Early Othering, Racism and Satori in 1970s America
I had alopecia areata when I was 12. At the time, our family was living in Del City, Oklahoma. It was the late 1970s. My father was stationed at Tinker Air Force Base but we lived off-base, in the Del Rancho neighborhood. The affliction was pretty obscure back then, but now of course it has reached a state of global recognition with the slap heard round the world at this year’s Oscars.
I can remember feeling the smooth, bald spots on the left side of my head and in the back, the area black folks call the kitchen. I don’t remember being embarrassed or self conscious about it, I had a 2 or 3 inch afro at the time and so doubt if it was something that was noticeable by a lot of people, but of course I could be wrong and that small sign of infirmity could have intensified what I was experiencing at the time.
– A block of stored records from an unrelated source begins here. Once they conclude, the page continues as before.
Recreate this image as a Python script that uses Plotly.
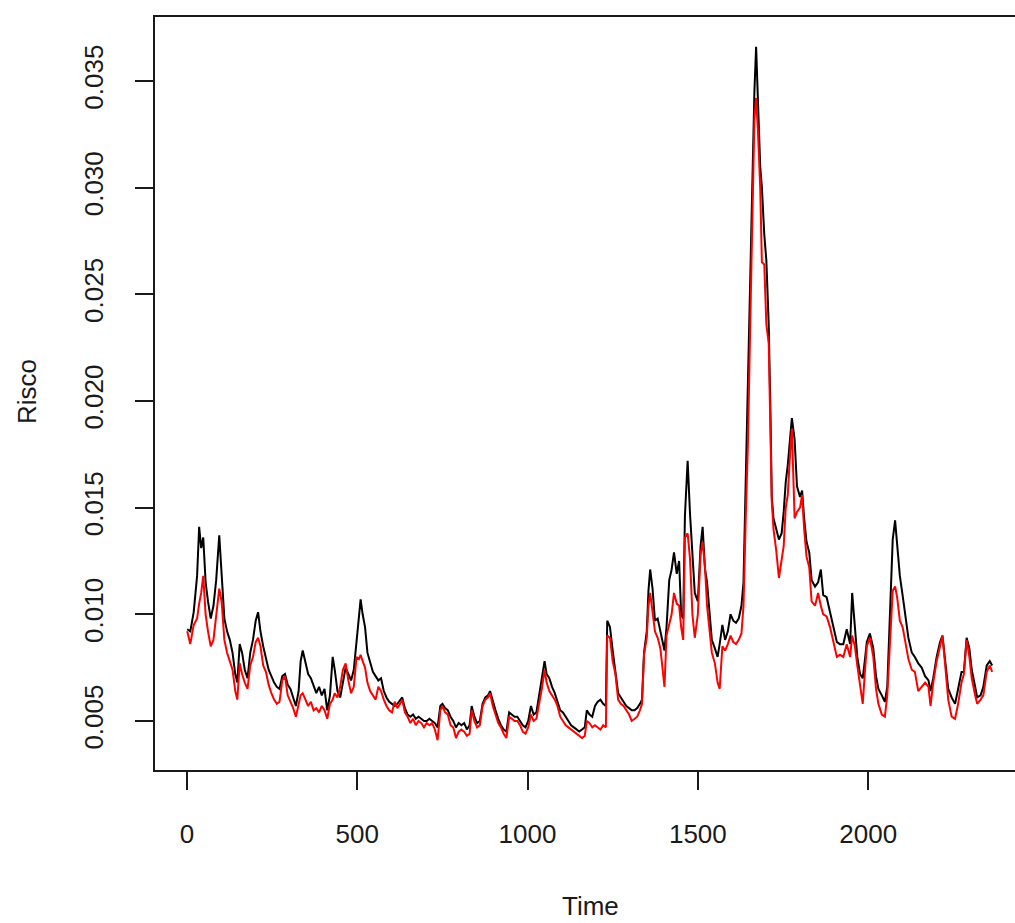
import plotly.graph_objects as go

# Time index of the sampled observations
time = [
    1, 10, 20, 30, 36, 42, 48, 55, 62, 70, 78, 86, 95, 102, 110, 118, 126, 134, 142, 148,
    155, 162, 170, 178, 186, 194, 202, 209, 216, 224, 232, 240, 248, 256, 264, 272, 280, 288, 296, 304,
    312, 320, 328, 334, 340, 348, 356, 364, 372, 380, 388, 396, 404, 412, 420, 428, 434, 442, 450, 458,
    466, 474, 482, 490, 498, 505, 510, 516, 523, 530, 538, 546, 554, 562, 570, 578, 586, 594, 602, 610,
    618, 626, 632, 640, 648, 656, 664, 672, 680, 688, 696, 704, 712, 720, 728, 736, 744, 750, 758, 766,
    774, 782, 790, 798, 806, 814, 822, 830, 836, 844, 852, 860, 868, 876, 884, 890, 898, 906, 914, 922,
    930, 938, 946, 954, 962, 970, 978, 986, 994, 1002, 1010, 1018, 1026, 1034, 1042, 1050, 1056, 1064, 1072, 1080,
    1088, 1096, 1104, 1112, 1120, 1128, 1136, 1144, 1152, 1160, 1168, 1174, 1182, 1190, 1198, 1206, 1214, 1222, 1230, 1234,
    1242, 1250, 1258, 1266, 1274, 1282, 1290, 1298, 1306, 1314, 1322, 1330, 1336, 1342, 1350, 1355, 1360, 1367, 1374, 1382,
    1390, 1398, 1402, 1408, 1416, 1423, 1430, 1438, 1445, 1451, 1457, 1462, 1470, 1477, 1484, 1491, 1500, 1508, 1514, 1521,
    1527, 1534, 1541, 1550, 1558, 1564, 1572, 1580, 1588, 1596, 1604, 1612, 1620, 1628, 1634, 1641, 1647, 1654, 1661, 1666,
    1671, 1676, 1683, 1688, 1695, 1701, 1708, 1713, 1717, 1722, 1730, 1738, 1746, 1752, 1758, 1764, 1771, 1776, 1784, 1791,
    1800, 1806, 1812, 1819, 1827, 1834, 1844, 1853, 1861, 1868, 1878, 1888, 1898, 1908, 1917, 1927, 1937, 1947, 1953, 1961,
    1968, 1976, 1984, 1990, 1996, 2005, 2015, 2023, 2030, 2040, 2049, 2056, 2064, 2072, 2079, 2085, 2093, 2101, 2108, 2118,
    2128, 2137, 2147, 2157, 2167, 2177, 2183, 2191, 2201, 2211, 2218, 2225, 2235, 2245, 2255, 2264, 2274, 2281, 2289, 2297,
    2304, 2314, 2320, 2330, 2338, 2348, 2357, 2364,
]

# First risk series (drawn in black)
risco_1 = [
    0.0093, 0.0092, 0.0101, 0.0118, 0.0141, 0.0131, 0.0136, 0.0115, 0.0106, 0.0098, 0.0104, 0.0116, 0.0137, 0.0118, 0.0098, 0.0092, 0.0088, 0.0082, 0.0072, 0.0068,
    0.0086, 0.0082, 0.0074, 0.0070, 0.0082, 0.0088, 0.0097, 0.0101, 0.0092, 0.0085, 0.0080, 0.0074, 0.0071, 0.0068, 0.0066, 0.0065, 0.0071, 0.0072, 0.0067, 0.0065,
    0.0061, 0.0057, 0.0064, 0.0078, 0.0083, 0.0078, 0.0072, 0.0070, 0.0066, 0.0063, 0.0066, 0.0062, 0.0065, 0.0055, 0.0062, 0.0080, 0.0074, 0.0064, 0.0061, 0.0068,
    0.0075, 0.0072, 0.0069, 0.0074, 0.0088, 0.0100, 0.0107, 0.0100, 0.0094, 0.0082, 0.0078, 0.0073, 0.0071, 0.0069, 0.0070, 0.0064, 0.0061, 0.0059, 0.0058, 0.0057,
    0.0058, 0.0060, 0.0061, 0.0056, 0.0053, 0.0052, 0.0053, 0.0051, 0.0052, 0.0051, 0.0050, 0.0050, 0.0051, 0.0050, 0.0049, 0.0047, 0.0057, 0.0058, 0.0056, 0.0055,
    0.0052, 0.0050, 0.0047, 0.0049, 0.0048, 0.0049, 0.0046, 0.0048, 0.0057, 0.0052, 0.0049, 0.0050, 0.0058, 0.0061, 0.0062, 0.0064, 0.0059, 0.0055, 0.0051, 0.0048,
    0.0046, 0.0045, 0.0054, 0.0053, 0.0052, 0.0052, 0.0050, 0.0048, 0.0047, 0.0050, 0.0057, 0.0053, 0.0054, 0.0062, 0.0068, 0.0078, 0.0072, 0.0070, 0.0066, 0.0063,
    0.0059, 0.0055, 0.0054, 0.0052, 0.0050, 0.0048, 0.0047, 0.0046, 0.0045, 0.0046, 0.0047, 0.0055, 0.0053, 0.0052, 0.0057, 0.0059, 0.0060, 0.0058, 0.0057, 0.0097,
    0.0094, 0.0083, 0.0074, 0.0063, 0.0061, 0.0059, 0.0057, 0.0056, 0.0055, 0.0055, 0.0056, 0.0058, 0.0060, 0.0082, 0.0092, 0.0111, 0.0121, 0.0112, 0.0097, 0.0098,
    0.0092, 0.0086, 0.0083, 0.0094, 0.0116, 0.0121, 0.0129, 0.0119, 0.0125, 0.0100, 0.0098, 0.0146, 0.0172, 0.0147, 0.0130, 0.0110, 0.0106, 0.0132, 0.0141, 0.0121,
    0.0115, 0.0101, 0.0088, 0.0084, 0.0080, 0.0086, 0.0095, 0.0088, 0.0092, 0.0100, 0.0097, 0.0096, 0.0098, 0.0104, 0.0115, 0.0166, 0.0212, 0.0256, 0.0320, 0.0345,
    0.0366, 0.0341, 0.0310, 0.0300, 0.0278, 0.0266, 0.0236, 0.0196, 0.0155, 0.0145, 0.0140, 0.0135, 0.0138, 0.0148, 0.0162, 0.0170, 0.0183, 0.0192, 0.0182, 0.0160,
    0.0155, 0.0158, 0.0145, 0.0134, 0.0129, 0.0116, 0.0113, 0.0115, 0.0121, 0.0109, 0.0108, 0.0101, 0.0094, 0.0087, 0.0086, 0.0086, 0.0093, 0.0086, 0.0110, 0.0094,
    0.0080, 0.0072, 0.0070, 0.0078, 0.0087, 0.0091, 0.0084, 0.0071, 0.0065, 0.0062, 0.0059, 0.0066, 0.0105, 0.0135, 0.0144, 0.0133, 0.0118, 0.0109, 0.0100, 0.0089,
    0.0082, 0.0080, 0.0077, 0.0075, 0.0071, 0.0069, 0.0064, 0.0070, 0.0080, 0.0087, 0.0090, 0.0079, 0.0065, 0.0061, 0.0058, 0.0065, 0.0073, 0.0073, 0.0089, 0.0084,
    0.0074, 0.0066, 0.0061, 0.0062, 0.0066, 0.0076, 0.0078, 0.0076,
]

# Second risk series (drawn in red)
risco_2 = [
    0.0092, 0.0086, 0.0095, 0.0098, 0.0105, 0.0110, 0.0118, 0.0100, 0.0092, 0.0085, 0.0088, 0.0098, 0.0112, 0.0106, 0.0088, 0.0082, 0.0078, 0.0074, 0.0064, 0.0060,
    0.0077, 0.0072, 0.0068, 0.0065, 0.0076, 0.0080, 0.0087, 0.0089, 0.0085, 0.0076, 0.0073, 0.0067, 0.0063, 0.0060, 0.0058, 0.0059, 0.0069, 0.0071, 0.0062, 0.0059,
    0.0056, 0.0052, 0.0058, 0.0062, 0.0063, 0.0060, 0.0057, 0.0059, 0.0055, 0.0056, 0.0054, 0.0057, 0.0055, 0.0051, 0.0058, 0.0060, 0.0063, 0.0061, 0.0066, 0.0074,
    0.0077, 0.0069, 0.0063, 0.0066, 0.0080, 0.0079, 0.0081, 0.0078, 0.0075, 0.0068, 0.0064, 0.0062, 0.0060, 0.0066, 0.0064, 0.0060, 0.0057, 0.0055, 0.0054, 0.0059,
    0.0056, 0.0058, 0.0060, 0.0054, 0.0052, 0.0049, 0.0051, 0.0048, 0.0050, 0.0049, 0.0047, 0.0049, 0.0048, 0.0049, 0.0046, 0.0041, 0.0055, 0.0057, 0.0054, 0.0053,
    0.0048, 0.0047, 0.0042, 0.0045, 0.0046, 0.0045, 0.0043, 0.0044, 0.0055, 0.0050, 0.0047, 0.0048, 0.0057, 0.0060, 0.0061, 0.0063, 0.0057, 0.0053, 0.0049, 0.0047,
    0.0044, 0.0042, 0.0052, 0.0051, 0.0050, 0.0050, 0.0048, 0.0045, 0.0044, 0.0047, 0.0053, 0.0050, 0.0051, 0.0058, 0.0065, 0.0074, 0.0068, 0.0064, 0.0062, 0.0060,
    0.0057, 0.0052, 0.0050, 0.0048, 0.0047, 0.0046, 0.0045, 0.0044, 0.0043, 0.0042, 0.0043, 0.0050, 0.0049, 0.0047, 0.0048, 0.0047, 0.0046, 0.0048, 0.0047, 0.0090,
    0.0089, 0.0078, 0.0072, 0.0060, 0.0058, 0.0057, 0.0055, 0.0053, 0.0050, 0.0051, 0.0052, 0.0055, 0.0058, 0.0081, 0.0089, 0.0104, 0.0110, 0.0101, 0.0092, 0.0089,
    0.0084, 0.0072, 0.0066, 0.0090, 0.0096, 0.0100, 0.0110, 0.0105, 0.0104, 0.0094, 0.0088, 0.0136, 0.0138, 0.0126, 0.0100, 0.0089, 0.0100, 0.0128, 0.0134, 0.0122,
    0.0104, 0.0094, 0.0082, 0.0077, 0.0068, 0.0065, 0.0085, 0.0083, 0.0086, 0.0090, 0.0087, 0.0086, 0.0088, 0.0091, 0.0104, 0.0148, 0.0180, 0.0238, 0.0290, 0.0332,
    0.0342, 0.0328, 0.0300, 0.0265, 0.0264, 0.0236, 0.0227, 0.0194, 0.0153, 0.0140, 0.0130, 0.0117, 0.0126, 0.0132, 0.0150, 0.0156, 0.0176, 0.0187, 0.0145, 0.0148,
    0.0150, 0.0156, 0.0140, 0.0127, 0.0122, 0.0106, 0.0104, 0.0110, 0.0104, 0.0100, 0.0099, 0.0094, 0.0087, 0.0080, 0.0081, 0.0080, 0.0086, 0.0080, 0.0090, 0.0085,
    0.0076, 0.0067, 0.0058, 0.0072, 0.0085, 0.0089, 0.0080, 0.0065, 0.0058, 0.0053, 0.0052, 0.0062, 0.0089, 0.0111, 0.0113, 0.0108, 0.0097, 0.0094, 0.0088, 0.0079,
    0.0074, 0.0073, 0.0064, 0.0066, 0.0068, 0.0066, 0.0057, 0.0068, 0.0078, 0.0085, 0.0090, 0.0078, 0.0060, 0.0052, 0.0051, 0.0058, 0.0068, 0.0072, 0.0088, 0.0080,
    0.0070, 0.0062, 0.0058, 0.0060, 0.0062, 0.0073, 0.0076, 0.0073,
]

x_ticks = [0, 500, 1000, 1500, 2000]
y_ticks = [0.005, 0.010, 0.015, 0.020, 0.025, 0.030, 0.035]

FONT = "Liberation Sans Narrow, Arial Narrow, Liberation Sans, Arial, sans-serif"
INK = "#1a1a1a"

fig = go.Figure()
fig.add_trace(go.Scatter(x=time, y=risco_1, mode="lines",
                         line=dict(color="black", width=2), showlegend=False))
fig.add_trace(go.Scatter(x=time, y=risco_2, mode="lines",
                         line=dict(color="#ff0000", width=2), showlegend=False))

fig.update_layout(
    width=1015, height=923,
    margin=dict(l=155, r=0, t=17, b=153),
    paper_bgcolor="white", plot_bgcolor="white",
    font=dict(family=FONT, color=INK, size=26),
    xaxis=dict(
        range=[-93.6, 2431], tickmode="array", tickvals=x_ticks,
        ticktext=[str(v) for v in x_ticks],
        showgrid=False, zeroline=False,
        showline=True, linecolor=INK, linewidth=2, mirror=True,
        ticks="outside", ticklen=18, tickwidth=1.5, tickcolor=INK,
        ticklabelstandoff=22,
        tickfont=dict(family=FONT, size=26, color=INK),
    ),
    yaxis=dict(
        range=[0.0027, 0.0380], tickmode="array", tickvals=y_ticks,
        ticktext=[f"{v:.3f}" for v in y_ticks],
        showgrid=False, zeroline=False,
        showline=True, linecolor=INK, linewidth=2, mirror=False,
        ticks="outside", ticklen=18, tickwidth=1.5, tickcolor=INK,
        tickangle=-90, ticklabelstandoff=22,
        tickfont=dict(family=FONT, size=26, color=INK),
    ),
    annotations=[
        dict(text="Time", xref="paper", yref="paper",
             x=(590 - 155) / 860, y=(770 - 906) / 753,
             xanchor="center", yanchor="middle", showarrow=False,
             font=dict(family=FONT, size=26, color=INK)),
        dict(text="Risco", xref="paper", yref="paper",
             x=(27 - 155) / 860, y=(770 - 392) / 753,
             xanchor="center", yanchor="middle", showarrow=False, textangle=-90,
             font=dict(family=FONT, size=26, color=INK)),
    ],
)

fig.write_html("out.html")
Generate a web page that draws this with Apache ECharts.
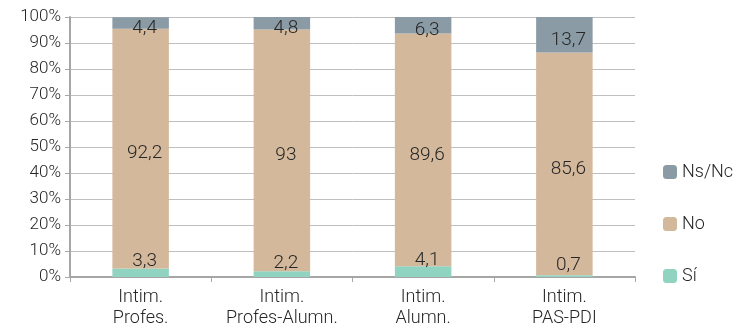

I was stressed. I was experiencing intense bullying in my neighborhood and at school on a number of fronts. Home wasn’t the happiest at the time, either. Being an integration kid, a black kid immersed in white environments from the youngest ages was a constant tour de force of alienation and othering, of exclusion and direct, hateful confrontation.
I used to sell a newspaper called Grit in my neighborhood. According to Wikipedia, “During the first three-quarters of the 20th century, Grit was sold across the country by children and teenagers, many recruited by ads in comic books from the 1940s to the 1970s.” I was one of those comic reading children. I had a pretty good…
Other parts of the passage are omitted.